The bear image was, however, on various occasions (especially in the 20th century) also taken up by Russians themselves. Having the teddy bear "Misha" as the mascot of the 1980 Moscow Olympic Games - boycotted by numerous countries due to the invasion of Afghanistan - was evidently intended to counter the "big and brutal Russian Bear" image with a small, cuddly bear.

After the collapse of the Soviet Union, there was some support in the Russian Parliament for having a bear as the new Russian coat of arms - with the proposers pointing out that "Russia is anyway identified in the world with the Bear" - though eventually it was the Tsarist coat of arms of the Double-headed eagle which was restored.

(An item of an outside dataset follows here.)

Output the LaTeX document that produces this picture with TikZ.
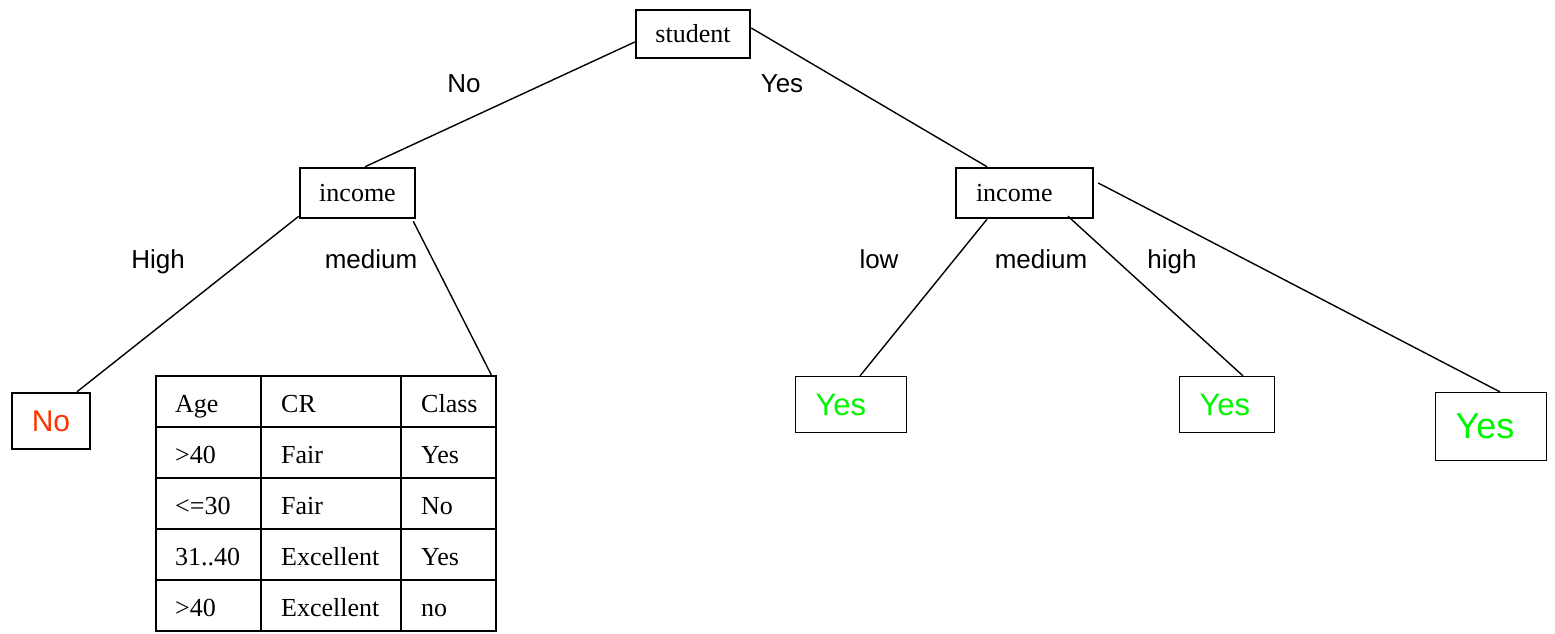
\documentclass[tikz,border=0pt]{standalone}
\usepackage{fontspec}
\setmainfont{Liberation Serif}
\newfontfamily\labelfont{Liberation Sans}
\usetikzlibrary{calc}
\definecolor{leafred}{RGB}{255,51,0}
\definecolor{leafgreen}{RGB}{0,245,0}

\begin{document}
\begin{tikzpicture}[x=1pt,y=-1pt,
  testbox/.style={draw,line width=2.5pt,inner sep=0pt,font=\fontsize{26}{30}\selectfont},
  leftbox/.style={draw,inner ysep=0pt,inner xsep=20pt,align=left},
  yesbox/.style={leftbox,line width=1.2pt,text=leafgreen,font=\labelfont\fontsize{31}{36}\selectfont},
  nobox/.style={draw,line width=2.5pt,inner sep=0pt,text=leafred,font=\labelfont\fontsize{30}{34}\selectfont},
  branch/.style={line width=1.4pt},
  blabel/.style={anchor=base,font=\labelfont\fontsize{26}{30}\selectfont,inner sep=0pt},
  cell/.style={anchor=base west,inner sep=0pt,font=\fontsize{26}{30}\selectfont},
  grid/.style={line width=2.5pt}
]
\useasboundingbox (0,0) rectangle (1555,633);

% decision nodes
\node[testbox,minimum width=114,minimum height=48] (student) at (693,34) {student};
\node[testbox,minimum width=115,minimum height=50] (incL) at (357.5,193) {income};
\node[testbox,leftbox,line width=2.5pt,text width=97,minimum height=50] (incR) at (1024.5,193) {income};

% leaves
\node[nobox,minimum width=78,minimum height=56] (no) at (51,421) {No};
\node[yesbox,text width=71,minimum height=56] (y1) at (851,404.5) {Yes};
\node[yesbox,text width=55,minimum height=56] (y2) at (1227,404.5) {Yes};
\node[yesbox,text width=71,minimum height=68,font=\labelfont\fontsize{36}{40}\selectfont] (y3) at (1491,426.5) {Yes};

% table leaf
\node[draw,grid,minimum width=340,minimum height=255,inner sep=0pt] (tbl) at (326,503.5) {};
\foreach \dx in {106,246}
  \draw[grid] ($(tbl.north west)+(\dx,0)$) -- ($(tbl.south west)+(\dx,0)$);
\foreach \dy in {52,103,154,205}
  \draw[grid] ($(tbl.north west)+(0,\dy)$) -- ($(tbl.north east)+(0,\dy)$);

\node[cell] (a0) at (175,412) {Age};
\node[cell] (c0) at (281,412) {CR};
\node[cell] (k0) at (421,412) {Class};
\node[cell] (a1) at (175,463) {>40};
\node[cell] (c1) at (281,463) {Fair};
\node[cell] (k1) at (421,463) {Yes};
\node[cell] (a2) at (175,514) {<=30};
\node[cell] (c2) at (281,514) {Fair};
\node[cell] (k2) at (421,514) {No};
\node[cell] (a3) at (175,565) {31..40};
\node[cell] (c3) at (281,565) {Excellent};
\node[cell] (k3) at (421,565) {Yes};
\node[cell] (a4) at (175,616) {>40};
\node[cell] (c4) at (281,616) {Excellent};
\node[cell] (k4) at (421,616) {no};

% branches
\draw[branch] ($(student.west)+(0,8)$) -- ($(incL.north)+(7.5,0)$);
\draw[branch] ($(student.east)+(0,-6)$) -- ($(incR.north)+(-37.5,0)$);
\draw[branch] ($(incL.south west)+(0,-3)$) -- ($(no.north)+(26,0)$);
\draw[branch] ($(incL.south east)+(-3,2)$) -- ($(tbl.north east)+(-6,0)$);
\draw[branch] ($(incR.south)+(-37.5,0)$) -- ($(y1.north)+(9,0)$);
\draw[branch] ($(incR.south)+(43.5,-3)$) -- ($(y2.north)+(16,0)$);
\draw[branch] ($(incR.east)+(4,-10)$) -- ($(y3.north)+(9,0)$);

% branch labels
\node[blabel] (lno) at (464,92) {No};
\node[blabel] (lyes) at (782,92) {Yes};
\node[blabel] (lhigh) at (158,268) {High};
\node[blabel] (lmedL) at (371,268) {medium};
\node[blabel] (llow) at (879,268) {low};
\node[blabel] (lmedR) at (1041,268) {medium};
\node[blabel] (lhighR) at (1172,268) {high};
\end{tikzpicture}
\end{document}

Later, the bear was taken up as the symbol of the United Russia Party, which at present dominates political life in Russia. Coincidentally, the surname of Dmitry Medvedev, the Russian president elected in 2008, is the possessive adjective of медведь, meaning "bear".

In his successful 1984 re-election campaign, Ronald Reagan used the bear motif, in the famous Bear in the woods ad, which claimed that he recognized the existence of a Soviet threat, and that his opponent denied its existence.